Thank you. I was trying to grow the creepy factor slowly. I didn’t want to just drop the knife right away. Glad I pulled it off.
Hi Toi – loved how you tied it all together … and had the Voodoo dolls at the end … a sister hiding under the table. The Champaign thing (word) worried me .. but now I see the connection – cleverly done … and you’ve more – which is great … I’ll enjoy those – cheers Hilary
Yes, the use of champaign was a risk. I knew it might throw a few readers off but I was afraid if I explained it right away, it would give away some of the build up. If I ever publish this, I’ll change the spelling for simplicity.
So Toi, just re read. I think you’ve absolutely nailed it this time!
Thank you Denise. I really appreciate that. This challenge has helped me grow so much as a writer. It inspires me in so many ways.
Hi, Toi…
You managed both themes BEAUTIFULLY!!!!!! Gorgeous imagery and writing. WELL DONE!
Thank you so much.
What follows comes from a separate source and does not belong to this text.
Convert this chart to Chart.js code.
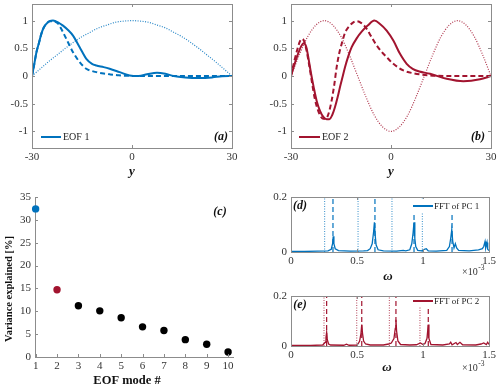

I’m glad you enjoyed it.
The description of their physicality was very vivid. I was thinking it was about reincarnation at first and she was getting revenge for something that happened in a prior life. It did make it even more creepy that it was her sister playing with dolls.
I hadn’t considered reincarnation for this prompt but I may for a future prompt. I’m glad you liked it.
Lots to think about here, Toi, and you lived up to the prompt beautifully. You had me going with the word play at first, and then I got it.
I wonder if the sister was just having a good time? Or if she hated the champion for a reason? Or if she hated the ingenue and wanted to see her go down for murder?
Someone call Jodelle Ferland — there’s a new role for her to play! Seriously, that the actress I’m picturing with the dolls.
I keep the sister vauge on purpose. I think it adds to the creepy factor. I think it would be so cool to see one of my short stories portrayed on a show like The Twilight Zone or Outer Limits.
Great twist at the end!
Thank you.
Just the right amount of creepy, I think.